After rethinking the design and with some input from paddy I came up with something like this, but I wonder on the correctness of it, it seems fine when I run it... The idea is that preallocated objects inherit from the following:
struct Node
{
void* pool;
};
That way we inject in every allocated object a pointer to it's pool for later releasing it. Then we have:
template<class T, int thesize>
struct MemPool
{
T* getNext();
void free(T* ptr);
struct ThreadLocalMemPool
{
T* getNextTL();
void freeTL();
int size;
vector<T*> buffer;
vector<int> freeList;
int freeListIdx;
int bufferIdx;
ThreadLocalMemPool* nextTlPool; //within a thread's context a linked list
};
int size;
threadlocal ThreadLocalMemPool* tlPool; //one of these per thread
};
So basically I say MemPool<Cat, 100>
and it gives me a mempool which for every thread that getNexts
it, will instantiate a threadlocal mempool. Sizes I round internally to nearest power of two for easy modulo (which for simplicity ill omit). Because getNext()
is local to each thread, it does not require locking, and I try to use atomics for the freeing part as follows:
T* ThreadLocalMemPool::getNextTL()
{
int iHead = ++bufferIdx % size;
int iTail = freeListIdx % size;
if (iHead != iTail) // If head reaches tail, the free list is empty.
{
int & idx = freeList[iHead];
while (idx == DIRTY) {}
return buffer[idx];
}
else
{
bufferIdx--; //we will recheck next time
if (nextTLPool)
return nextTLPool->getNextTL();
else
//set nextTLPool to a new ThreadLocalMemPool and return getNextTL() from it..
}
}
void ThreadLocalMemPool::free(T* ptr)
{
//the outer struct handles calling this in the right ThreadLocalMemPool
//we compute the index in the pool from which this pool came from by subtracting from
//its address the address of the first pointer in this guys buffer
int idx = computeAsInComment(ptr);
int oldListIdx = atomic_increment_returns_old_value(freeListIdx);
freeList[oldListIdx % size] = idx;
}
Now, the idea is the freeListIdx
will always trail behind the bufferIdx
in a pool because you can't (I assume correct usage)
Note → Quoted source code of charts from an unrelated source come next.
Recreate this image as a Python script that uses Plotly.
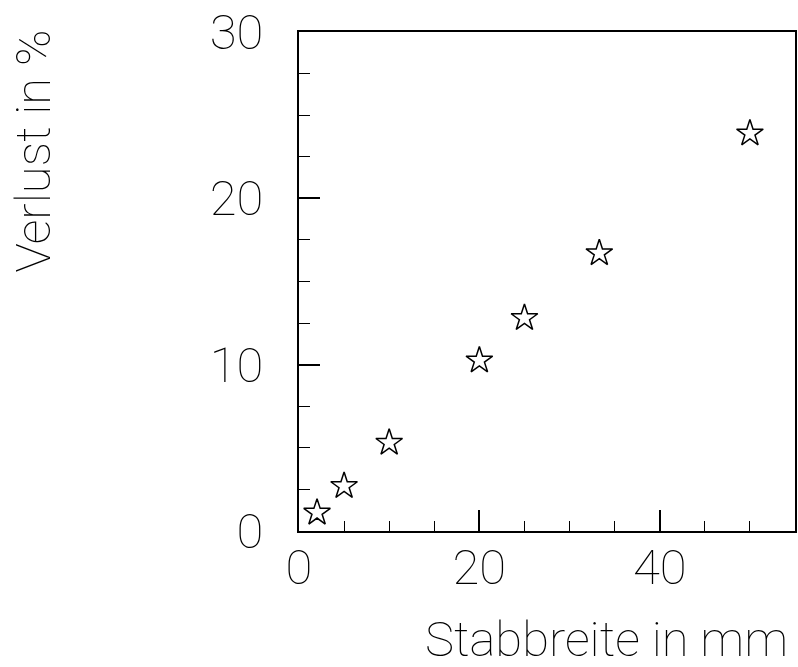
import plotly.graph_objects as go

# Data
stab_breite_mm = [2, 5, 10, 20, 25, 33.3, 50]
verlust_prozent = [1.1, 2.7, 5.3, 10.25, 12.8, 16.7, 23.9]

x_title = "Stabbreite in mm"
y_title = "Verlust in %"

FONT = "Roboto"
TXT = dict(family=FONT, size=49, color="black", weight=100)
fig = go.Figure()
fig.add_trace(go.Scatter(
    x=stab_breite_mm, y=verlust_prozent, mode="markers",
    marker=dict(symbol="star-open", size=20, color="black",
                line=dict(color="black", width=1.5)),
    showlegend=False, hoverinfo="skip",
))

axis_common = dict(
    showline=True, linecolor="black", linewidth=1.5, mirror=True,
    showgrid=False, zeroline=False, ticks="inside", tickcolor="black",
    tickwidth=1.5, ticklen=21,
    tickfont=TXT,
)

fig.update_layout(
    width=798, height=667,
    margin=dict(l=299, r=1, t=32, b=136),
    paper_bgcolor="white", plot_bgcolor="white",
    xaxis=dict(range=[0, 55], dtick=20, tick0=0,
               minor=dict(ticks="inside", dtick=5, ticklen=10, tickcolor="black", tickwidth=1),
               ticklabelstandoff=-8, **axis_common),
    yaxis=dict(range=[0, 30], dtick=10, tick0=0,
               minor=dict(ticks="inside", dtick=2.5, ticklen=11, tickcolor="black", tickwidth=1),
               ticklabelstandoff=24, **axis_common),
    annotations=[
        dict(text=x_title, xref="paper", yref="paper", x=(792 - 299) / 498, y=(531 - 639.5) / 499,
             xanchor="right", yanchor="middle", showarrow=False, font=TXT),
        dict(text=y_title, xref="paper", yref="paper", x=(32 - 299) / 498, y=(531 - 28) / 499,
             xanchor="center", yanchor="top", textangle=-90, showarrow=False, font=TXT),
    ],
)

fig.write_html("out.html")
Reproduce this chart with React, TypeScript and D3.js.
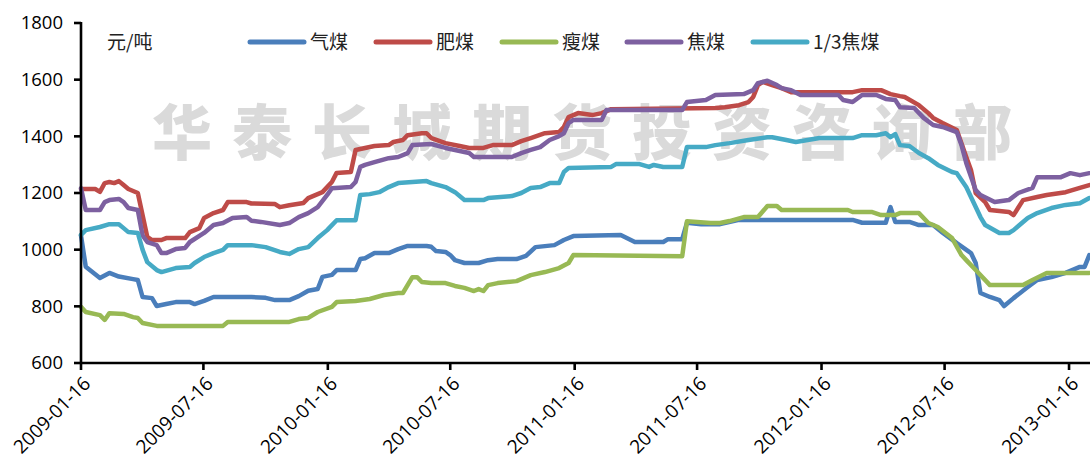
import React from "react";
import * as d3 from "d3";

const START_DATE = "2009-01-16";
const END_DATE = "2013-02-16";
const X_TICKS = ["2009-01-16", "2009-07-16", "2010-01-16", "2010-07-16", "2011-01-16", "2011-07-16", "2012-01-16", "2012-07-16", "2013-01-16"];
const Y_TICKS = [600, 800, 1000, 1200, 1400, 1600, 1800];
const UNIT = "元/吨";
const WATERMARK = "华泰长城期货投资咨询部";

// [weeks since START_DATE, 元/吨]
const qiMei: [number, number][] = [[0,1050],[1,940],[4,900],[6,918],[8,905],[11,896],[12,893],[13,833],[15,829],[16,801],[18,808],[20,815],[23,815],[24,808],[26,819],[28,833],[36,833],[39,830],[41,822],[44,822],[46,836],[48,855],[50,861],[51,904],[53,911],[54,928],[58,928],[59,967],[60,970],[62,988],[65,988],[67,1002],[69,1013],[73,1013],[74,1010],[75,995],[77,992],[78,981],[79,963],[81,953],[84,953],[86,963],[88,967],[92,967],[94,978],[96,1009],[100,1016],[102,1034],[104,1048],[114,1052],[117,1027],[123,1027],[124,1037],[127,1037],[128,1095],[131,1090],[135,1090],[139,1105],[163,1105],[165,1095],[170,1095],[171,1150],[172,1098],[175,1098],[177,1087],[180,1087],[182,1060],[185,1023],[188,988],[189,953],[190,847],[192,833],[194,822],[195,801],[197,829],[200,868],[202,893],[205,903],[208,918],[211,939],[212,939],[213,981]];
const feiMei: [number, number][] = [[0,1214],[3,1214],[4,1204],[5,1235],[6,1239],[7,1235],[8,1242],[9,1228],[10,1214],[12,1200],[14,1045],[15,1034],[17,1034],[18,1041],[22,1041],[23,1062],[25,1076],[26,1112],[28,1129],[30,1140],[31,1168],[35,1168],[36,1163],[41,1161],[42,1150],[44,1157],[47,1165],[48,1182],[51,1203],[53,1239],[54,1271],[57,1274],[58,1352],[60,1359],[62,1366],[65,1369],[66,1380],[68,1387],[69,1404],[72,1411],[73,1411],[74,1394],[77,1376],[80,1366],[82,1359],[85,1359],[87,1369],[91,1369],[93,1383],[95,1394],[98,1411],[101,1415],[102,1433],[103,1468],[105,1482],[108,1475],[110,1482],[112,1496],[134,1500],[136,1503],[139,1510],[141,1521],[142,1539],[143,1581],[144,1592],[146,1581],[148,1570],[150,1556],[163,1556],[165,1563],[169,1563],[171,1549],[173,1542],[174,1539],[177,1510],[179,1482],[180,1465],[182,1447],[185,1422],[187,1327],[188,1281],[189,1200],[191,1168],[192,1140],[196,1133],[197,1122],[199,1175],[202,1186],[204,1193],[208,1203],[211,1218],[213,1228]];
const shouMei: [number, number][] = [[0,798],[1,780],[4,769],[5,752],[6,776],[9,773],[11,762],[12,759],[13,741],[16,731],[30,731],[31,745],[44,745],[46,755],[48,759],[50,780],[53,798],[54,815],[58,819],[61,826],[64,840],[67,847],[68,847],[70,903],[71,903],[72,886],[74,882],[77,882],[79,872],[81,865],[83,854],[84,861],[85,854],[86,875],[88,882],[92,889],[95,910],[98,921],[101,935],[103,953],[104,981],[127,977],[128,1100],[133,1094],[135,1094],[137,1101],[140,1115],[143,1115],[145,1154],[147,1154],[148,1140],[162,1140],[163,1133],[167,1133],[169,1122],[172,1122],[173,1129],[177,1129],[179,1094],[181,1080],[184,1041],[186,981],[187,963],[189,928],[192,875],[199,875],[201,893],[204,918],[213,918]];
const jiaoMei: [number, number][] = [[0,1217],[1,1140],[4,1140],[5,1168],[6,1175],[8,1179],[9,1168],[10,1147],[12,1140],[13,1050],[14,1027],[16,1016],[17,988],[18,988],[20,1002],[22,1006],[23,1027],[26,1059],[28,1087],[30,1094],[32,1112],[35,1115],[36,1102],[38,1098],[42,1087],[44,1094],[46,1115],[48,1129],[50,1150],[52,1193],[53,1217],[57,1221],[58,1239],[59,1292],[60,1299],[62,1309],[65,1323],[67,1327],[69,1341],[70,1369],[74,1373],[77,1359],[79,1352],[82,1341],[83,1327],[91,1327],[93,1341],[95,1352],[97,1362],[99,1387],[101,1401],[102,1411],[103,1447],[104,1458],[110,1458],[111,1493],[127,1493],[128,1521],[132,1528],[134,1546],[140,1549],[142,1563],[143,1588],[145,1596],[147,1581],[148,1570],[150,1563],[152,1546],[160,1546],[161,1528],[163,1521],[165,1546],[168,1546],[170,1532],[172,1528],[173,1503],[176,1500],[178,1465],[180,1440],[182,1433],[185,1415],[186,1369],[187,1306],[189,1210],[190,1193],[193,1168],[196,1175],[198,1200],[201,1218],[202,1256],[207,1256],[209,1270],[211,1263],[213,1270]];
const sanJiaoMei: [number, number][] = [[0,1052],[1,1069],[4,1080],[6,1090],[8,1090],[9,1076],[10,1062],[12,1059],[13,1000],[14,956],[16,928],[17,921],[20,935],[23,939],[24,953],[26,974],[28,988],[30,999],[31,1016],[36,1016],[39,1009],[42,992],[44,985],[46,1002],[48,1009],[50,1041],[52,1069],[54,1104],[58,1104],[59,1193],[61,1196],[63,1203],[65,1221],[67,1235],[70,1239],[73,1242],[74,1235],[77,1221],[79,1203],[81,1175],[85,1175],[86,1182],[91,1189],[93,1200],[95,1218],[97,1221],[99,1235],[101,1235],[102,1274],[103,1288],[112,1292],[113,1302],[118,1302],[120,1292],[121,1299],[123,1292],[127,1292],[128,1362],[132,1362],[134,1369],[137,1376],[141,1387],[145,1397],[146,1397],[149,1387],[151,1380],[156,1394],[163,1394],[165,1404],[168,1404],[170,1411],[171,1397],[172,1408],[173,1369],[175,1366],[177,1341],[179,1323],[181,1299],[184,1274],[185,1270],[187,1221],[188,1186],[190,1115],[191,1087],[194,1059],[196,1059],[197,1069],[200,1112],[202,1129],[205,1147],[208,1158],[211,1164],[213,1182]];

const SERIES_NAMES = ["气煤", "肥煤", "瘦煤", "焦煤", "1/3焦煤"];
const SERIES_DATA = [qiMei, feiMei, shouMei, jiaoMei, sanJiaoMei];
const COLORS = ["#4A7EBB", "#BE4B48", "#98B954", "#7D60A0", "#46AAC5"];

const W = 1090, H = 460;
const M = { left: 81, right: 1090, top: 23, bottom: 363 };

export default function App() {
  const parse = d3.utcParse("%Y-%m-%d");
  const start = parse(START_DATE)!;
  const x = d3.scaleUtc().domain([start, parse(END_DATE)!]).range([M.left, M.right]);
  const y = d3.scaleLinear().domain([600, 1800]).range([M.bottom, M.top]);
  const line = d3.line<[number, number]>()
    .x((d) => x(d3.utcDay.offset(start, Math.round(d[0] * 7))))
    .y((d) => y(d[1]));

  const numFont = "'Open Sans', 'DejaVu Sans', sans-serif";
  const cjkFont = "'Noto Sans CJK SC', sans-serif";
  const legendX = [250, 376, 502, 627, 753];

  return (
    <svg width={W} height={H} style={{ position: "absolute", left: 0, top: 0, background: "#fff" }}>
      <text x={592} y={155} textAnchor="middle" fontFamily={cjkFont} fontWeight={900} fontSize={60} letterSpacing={20} fill="#dadada">{WATERMARK}</text>
      {SERIES_DATA.map((s, i) => (
        <path key={i} d={line(s) || ""} fill="none" stroke={COLORS[i]} strokeWidth={4.5} strokeLinejoin="round" strokeLinecap="round" />
      ))}
      {/* axes */}
      <line x1={M.left} x2={M.left} y1={M.top - 1} y2={M.bottom + 1} stroke="#000" strokeWidth={2.6} />
      <line x1={M.left - 1} x2={M.right} y1={M.bottom} y2={M.bottom} stroke="#000" strokeWidth={2.6} />
      {Y_TICKS.map((t) => (
        <g key={t}>
          <line x1={M.left - 7} x2={M.left} y1={y(t)} y2={y(t)} stroke="#000" strokeWidth={2.6} />
          <text x={63} y={y(t)} dy="0.35em" textAnchor="end" fontFamily={numFont} fontSize={18.5} fill="#000">{t}</text>
        </g>
      ))}
      {X_TICKS.map((t) => {
        const xx = x(parse(t)!);
        return (
          <g key={t}>
            <line x1={xx} x2={xx} y1={M.bottom} y2={M.bottom + 7} stroke="#000" strokeWidth={2.6} />
            <text transform={`translate(${xx + 6},${M.bottom + 17}) rotate(-45)`} textAnchor="end" dy="0.35em" fontFamily={numFont} fontSize={19} fill="#000">{t}</text>
          </g>
        );
      })}
      {/* legend */}
      <text x={107} y={42} dy="0.35em" fontFamily={cjkFont} fontSize={19} fill="#222">{UNIT}</text>
      {SERIES_NAMES.map((n, i) => (
        <g key={n}>
          <line x1={legendX[i]} x2={legendX[i] + 54} y1={42} y2={42} stroke={COLORS[i]} strokeWidth={5} strokeLinecap="round" />
          <text x={legendX[i] + 60} y={42} dy="0.35em" fontFamily={cjkFont} fontSize={19} fill="#222">{n}</text>
        </g>
      ))}
    </svg>
  );
}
free more than you have allocated. Calls to free synchronize the order in which they are returning buffer indices to the free list
and the getNext will pick up on this as it cycles back. I have been thinking about it for a bit and don't see anything semantically wrong
with the logic, does it seem sound or is there something subtle which could break it?